1739–1821
Jean-Jacques Lagrenée, known as Lagrenée the Younger (1739–1821), was a distinguished French history painter, draftsman, and engraver born into a family of artists in Paris. The younger brother of the prominent Louis-Jean-François Lagrenée (Lagrenée the Elder), he studied under his elder sibling at the École nationale supérieure des beaux-arts in Paris, honing his skills in the rigorous academic tradition of history painting. This familial mentorship laid the foundation for his career, culminating in his winning the prestigious Prix de Rome, which enabled further study abroad.

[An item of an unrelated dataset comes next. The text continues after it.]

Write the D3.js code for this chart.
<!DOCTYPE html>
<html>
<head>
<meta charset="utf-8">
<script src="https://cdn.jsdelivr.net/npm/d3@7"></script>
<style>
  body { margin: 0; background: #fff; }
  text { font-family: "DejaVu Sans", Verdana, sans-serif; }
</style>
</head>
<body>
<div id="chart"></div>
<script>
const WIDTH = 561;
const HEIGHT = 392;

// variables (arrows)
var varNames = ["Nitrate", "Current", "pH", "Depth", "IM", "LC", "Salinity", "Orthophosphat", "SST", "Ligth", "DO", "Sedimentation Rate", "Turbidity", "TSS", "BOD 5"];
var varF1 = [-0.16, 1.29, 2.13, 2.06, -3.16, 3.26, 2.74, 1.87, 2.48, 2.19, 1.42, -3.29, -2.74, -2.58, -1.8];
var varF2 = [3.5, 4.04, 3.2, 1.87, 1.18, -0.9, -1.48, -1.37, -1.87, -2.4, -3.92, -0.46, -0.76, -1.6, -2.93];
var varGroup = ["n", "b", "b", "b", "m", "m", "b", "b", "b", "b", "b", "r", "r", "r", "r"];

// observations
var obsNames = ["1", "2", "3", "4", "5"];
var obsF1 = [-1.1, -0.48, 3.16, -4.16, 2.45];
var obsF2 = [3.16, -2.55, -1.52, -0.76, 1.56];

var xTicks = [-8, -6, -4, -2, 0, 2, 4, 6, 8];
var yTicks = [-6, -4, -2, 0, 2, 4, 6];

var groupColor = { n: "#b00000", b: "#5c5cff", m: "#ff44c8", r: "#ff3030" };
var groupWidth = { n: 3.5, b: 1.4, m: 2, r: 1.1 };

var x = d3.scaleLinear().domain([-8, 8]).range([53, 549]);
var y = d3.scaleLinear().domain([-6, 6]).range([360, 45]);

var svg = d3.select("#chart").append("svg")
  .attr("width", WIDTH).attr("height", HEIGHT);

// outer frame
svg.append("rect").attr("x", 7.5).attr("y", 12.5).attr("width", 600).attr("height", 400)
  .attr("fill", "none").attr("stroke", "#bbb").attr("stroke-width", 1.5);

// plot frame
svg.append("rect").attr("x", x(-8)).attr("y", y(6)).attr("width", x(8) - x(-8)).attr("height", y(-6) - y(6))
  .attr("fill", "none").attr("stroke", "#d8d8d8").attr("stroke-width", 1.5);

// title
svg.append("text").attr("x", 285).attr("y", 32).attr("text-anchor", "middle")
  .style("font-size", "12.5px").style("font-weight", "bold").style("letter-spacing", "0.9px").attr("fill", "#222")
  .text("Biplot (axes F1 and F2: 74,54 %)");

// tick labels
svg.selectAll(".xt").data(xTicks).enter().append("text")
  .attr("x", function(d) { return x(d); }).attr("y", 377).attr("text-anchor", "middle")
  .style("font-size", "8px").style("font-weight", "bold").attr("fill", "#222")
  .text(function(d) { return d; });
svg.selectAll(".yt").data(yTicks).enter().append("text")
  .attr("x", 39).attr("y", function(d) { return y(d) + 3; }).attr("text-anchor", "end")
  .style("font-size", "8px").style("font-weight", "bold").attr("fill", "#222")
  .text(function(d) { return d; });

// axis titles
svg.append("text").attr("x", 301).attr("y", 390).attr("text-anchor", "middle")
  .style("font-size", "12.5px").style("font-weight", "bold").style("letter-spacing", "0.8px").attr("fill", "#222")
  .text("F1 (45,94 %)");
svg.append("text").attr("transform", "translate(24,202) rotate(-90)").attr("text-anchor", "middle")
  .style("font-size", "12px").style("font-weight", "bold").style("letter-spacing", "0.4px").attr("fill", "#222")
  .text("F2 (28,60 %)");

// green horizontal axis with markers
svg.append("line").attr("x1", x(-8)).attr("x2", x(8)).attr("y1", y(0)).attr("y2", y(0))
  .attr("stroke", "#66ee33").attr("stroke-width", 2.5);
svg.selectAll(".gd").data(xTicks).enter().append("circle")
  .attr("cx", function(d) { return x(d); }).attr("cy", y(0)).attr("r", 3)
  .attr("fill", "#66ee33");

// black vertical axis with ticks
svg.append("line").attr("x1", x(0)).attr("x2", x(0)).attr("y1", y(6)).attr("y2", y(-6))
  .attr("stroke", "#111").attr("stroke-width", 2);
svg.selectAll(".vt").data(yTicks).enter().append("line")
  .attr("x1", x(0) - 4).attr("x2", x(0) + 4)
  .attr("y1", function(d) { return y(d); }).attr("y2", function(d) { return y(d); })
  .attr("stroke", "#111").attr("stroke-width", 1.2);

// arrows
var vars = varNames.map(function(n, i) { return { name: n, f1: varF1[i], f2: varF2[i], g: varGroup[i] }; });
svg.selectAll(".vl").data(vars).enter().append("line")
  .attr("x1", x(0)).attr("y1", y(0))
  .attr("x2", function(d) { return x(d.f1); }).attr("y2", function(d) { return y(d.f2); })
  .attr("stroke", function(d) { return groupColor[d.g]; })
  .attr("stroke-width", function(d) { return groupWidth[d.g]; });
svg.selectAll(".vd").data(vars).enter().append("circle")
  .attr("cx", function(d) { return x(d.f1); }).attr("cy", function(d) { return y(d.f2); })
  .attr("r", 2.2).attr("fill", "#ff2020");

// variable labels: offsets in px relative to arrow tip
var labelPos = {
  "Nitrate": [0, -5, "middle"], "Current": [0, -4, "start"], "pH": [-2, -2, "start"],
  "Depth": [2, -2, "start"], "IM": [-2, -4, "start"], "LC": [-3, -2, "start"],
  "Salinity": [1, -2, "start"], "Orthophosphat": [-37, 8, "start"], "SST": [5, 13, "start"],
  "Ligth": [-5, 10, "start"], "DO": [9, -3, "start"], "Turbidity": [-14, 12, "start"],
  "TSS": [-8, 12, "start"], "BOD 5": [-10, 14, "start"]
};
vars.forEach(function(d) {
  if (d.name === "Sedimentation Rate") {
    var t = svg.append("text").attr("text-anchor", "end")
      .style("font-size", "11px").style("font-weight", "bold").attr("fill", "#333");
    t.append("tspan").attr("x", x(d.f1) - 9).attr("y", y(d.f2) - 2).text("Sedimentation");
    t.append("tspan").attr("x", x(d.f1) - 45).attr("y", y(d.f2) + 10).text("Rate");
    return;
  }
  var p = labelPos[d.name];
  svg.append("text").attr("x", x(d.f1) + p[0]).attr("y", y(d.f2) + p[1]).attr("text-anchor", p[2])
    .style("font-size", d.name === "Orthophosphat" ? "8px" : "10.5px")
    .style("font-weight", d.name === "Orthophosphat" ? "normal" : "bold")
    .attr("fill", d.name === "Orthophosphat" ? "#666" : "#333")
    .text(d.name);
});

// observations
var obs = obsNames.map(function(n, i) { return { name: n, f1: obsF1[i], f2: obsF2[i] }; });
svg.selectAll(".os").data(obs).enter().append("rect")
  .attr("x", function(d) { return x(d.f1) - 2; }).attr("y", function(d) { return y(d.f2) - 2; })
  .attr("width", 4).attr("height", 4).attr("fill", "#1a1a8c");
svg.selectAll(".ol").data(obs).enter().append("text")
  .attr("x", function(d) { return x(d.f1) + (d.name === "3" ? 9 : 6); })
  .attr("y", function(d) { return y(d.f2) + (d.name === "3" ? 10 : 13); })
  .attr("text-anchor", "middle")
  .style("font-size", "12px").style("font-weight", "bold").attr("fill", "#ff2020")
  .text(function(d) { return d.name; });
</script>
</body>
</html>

Lagrenée's professional trajectory was marked by significant sojourns and appointments. Accompanying his brother to Russia from 1760 to 1762, he absorbed influences from imperial patronage before residing at the Académie de France in Rome from 1765 to 1769, where he sketched antiquities from Herculaneum and Pompeii, fueling his neoclassical leanings. Back in France, he was agréé to the Académie royale de peinture et de sculpture in 1769 and received as a full member in 1775, presenting *L’Hiver (Éole déchaînant les vents)* for the Galerie d'Apollon in the Louvre. Rising to professor in 1781, he later co-directed the artistic production at the Manufacture nationale de Sèvres from 1785, designing the Etruscan service for Rambouillet's dairy, including innovative "breast-bowls." He exhibited consistently at the Salon from 1771 to 1804.
Working firmly in the Académie royale tradition, Lagrenée specialized in grand history paintings infused with classical motifs, blending rococo elegance from his brother's influence with emerging neoclassicism drawn from ancient sites. Notable works include *Allégorie relative à l'établissement du Muséum dans la grande galerie du Louvre* (1783, Louvre), *L'Incrédulité de saint Thomas* and *La Mise au tombeau* (both 1770, Musée national des beaux-arts du Québec), *La Fête de Bacchus ou l'Automne* (Louvre), and religious commissions like *Le Baptême du Christ* (Auxerre Cathedral) and *L'Assomption de la Bienheureuse Vierge Marie* (1807, Challans). His engravings, such as *Saint Jérôme dans un paysage* (1762–1763), further disseminated antique-inspired ornamentation.
Lagrenée's legacy endures through his contributions to French institutional art, from Louvre ceilings to Sèvres porcelain, bridging late rococo and neoclassicism. His drawings and paintings in collections like the Louvre, Fontainebleau, and the Metropolitan Museum underscore his role in promoting antiquity during the Revolutionary era, ensuring his place among the Académie's steadfast history painters.